• _Aim of the task_
Retype all of the listing exactly, passing over any picture you find.

• _Provided data_

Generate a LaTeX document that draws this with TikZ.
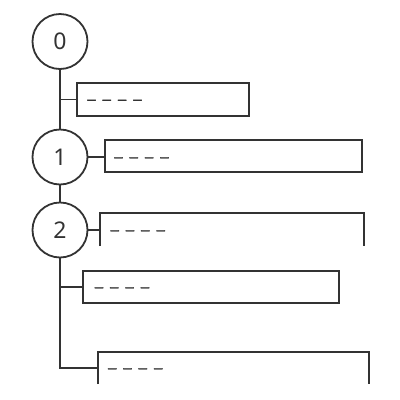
\documentclass[tikz,border=0pt]{standalone}
\usepackage{fontspec}
\setmainfont{Noto Sans}
\newfontfamily\dashfont{Liberation Sans}[FakeBold=2.5]
\newcommand{\dgap}{\hspace{7pt}}
\newcommand{\dashes}{–\dgap–\dgap–\dgap–}
\begin{document}
\begin{tikzpicture}[x=1pt,y=-1pt,
  ln/.style={line width=1.8pt,draw=black!80},
  stepcircle/.style={ln,circle,minimum size=55pt,inner sep=0pt,font=\fontsize{23}{24}\selectfont,text=black!80},
  stepbox/.style={ln,rectangle,inner sep=0pt},
  openbox/.style={rectangle,inner sep=0pt},
  dashtext/.style={anchor=base west,inner sep=0pt,yshift=-4.6pt,font=\dashfont\fontsize{15}{18}\selectfont,text=black!80}]
\useasboundingbox (0,0) rectangle (400,400);
% circles
\node[stepcircle] (c0) at (60,41.5) {0};
\node[stepcircle] (c1) at (60,157) {1};
\node[stepcircle] (c2) at (60,230) {2};
% boxes
\node[stepbox,minimum width=172pt,minimum height=33pt] (A) at (163,99.5) {};
\node[stepbox,minimum width=257pt,minimum height=32pt] (B) at (233.5,156) {};
\node[openbox,minimum width=264pt,minimum height=33pt] (C) at (232,229.5) {};
\node[stepbox,minimum width=256pt,minimum height=32pt] (D) at (211,287) {};
\node[openbox,minimum width=271pt,minimum height=32pt] (E) at (233.5,368) {};
\draw[ln] (C.south west) -- (C.north west) -- (C.north east) -- (C.south east);
\draw[ln] (E.south west) -- (E.north west) -- (E.north east) -- (E.south east);
% spine
\coordinate (jA) at (60,99.5);
\coordinate (jD) at (60,287);
\coordinate (jE) at (60,368);
\draw[ln] (c0.south) -- (c1.north);
\draw[ln] (c1.south) -- (c2.north);
\draw[ln] (c2.south) -- (jE) -- (E.west);
\draw[ln] (jA) -- (A.west);
\draw[ln] (c1.east) -- (c1.east -| B.west);
\draw[ln] (c2.east) -- (c2.east -| C.west);
\draw[ln] (jD) -- (D.west);
% texts
\node[dashtext] (tA) at ([xshift=11pt]A.west) {\dashes};
\node[dashtext] (tB) at ([xshift=10pt]c1.east -| B.west) {\dashes};
\node[dashtext] (tC) at ([xshift=10.5pt]c2.east -| C.west) {\dashes};
\node[dashtext] (tD) at ([xshift=12.5pt]D.west) {\dashes};
\node[dashtext] (tE) at ([xshift=10pt]E.west) {\dashes};
\end{tikzpicture}
\end{document}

• _Response below_
Generate a LaTeX document that draws this with TikZ.
\documentclass[tikz,border=0pt]{standalone}
\usepackage{fontspec}
\setmainfont{Noto Sans}
\newfontfamily\dashfont{Liberation Sans}[FakeBold=2.5]
\newcommand{\dgap}{\hspace{7pt}}
\newcommand{\dashes}{–\dgap–\dgap–\dgap–}
\begin{document}
\begin{tikzpicture}[x=1pt,y=-1pt,
  ln/.style={line width=1.8pt,draw=black!80},
  stepcircle/.style={ln,circle,minimum size=55pt,inner sep=0pt,font=\fontsize{23}{24}\selectfont,text=black!80},
  stepbox/.style={ln,rectangle,inner sep=0pt},
  openbox/.style={rectangle,inner sep=0pt},
  dashtext/.style={anchor=base west,inner sep=0pt,yshift=-4.6pt,font=\dashfont\fontsize{15}{18}\selectfont,text=black!80}]
\useasboundingbox (0,0) rectangle (400,400);
% circles
\node[stepcircle] (c0) at (60,41.5) {0};
\node[stepcircle] (c1) at (60,157) {1};
\node[stepcircle] (c2) at (60,230) {2};
% boxes
\node[stepbox,minimum width=172pt,minimum height=33pt] (A) at (163,99.5) {};
\node[stepbox,minimum width=257pt,minimum height=32pt] (B) at (233.5,156) {};
\node[openbox,minimum width=264pt,minimum height=33pt] (C) at (232,229.5) {};
\node[stepbox,minimum width=256pt,minimum height=32pt] (D) at (211,287) {};
\node[openbox,minimum width=271pt,minimum height=32pt] (E) at (233.5,368) {};
\draw[ln] (C.south west) -- (C.north west) -- (C.north east) -- (C.south east);
\draw[ln] (E.south west) -- (E.north west) -- (E.north east) -- (E.south east);
% spine
\coordinate (jA) at (60,99.5);
\coordinate (jD) at (60,287);
\coordinate (jE) at (60,368);
\draw[ln] (c0.south) -- (c1.north);
\draw[ln] (c1.south) -- (c2.north);
\draw[ln] (c2.south) -- (jE) -- (E.west);
\draw[ln] (jA) -- (A.west);
\draw[ln] (c1.east) -- (c1.east -| B.west);
\draw[ln] (c2.east) -- (c2.east -| C.west);
\draw[ln] (jD) -- (D.west);
% texts
\node[dashtext] (tA) at ([xshift=11pt]A.west) {\dashes};
\node[dashtext] (tB) at ([xshift=10pt]c1.east -| B.west) {\dashes};
\node[dashtext] (tC) at ([xshift=10.5pt]c2.east -| C.west) {\dashes};
\node[dashtext] (tD) at ([xshift=12.5pt]D.west) {\dashes};
\node[dashtext] (tE) at ([xshift=10pt]E.west) {\dashes};
\end{tikzpicture}
\end{document}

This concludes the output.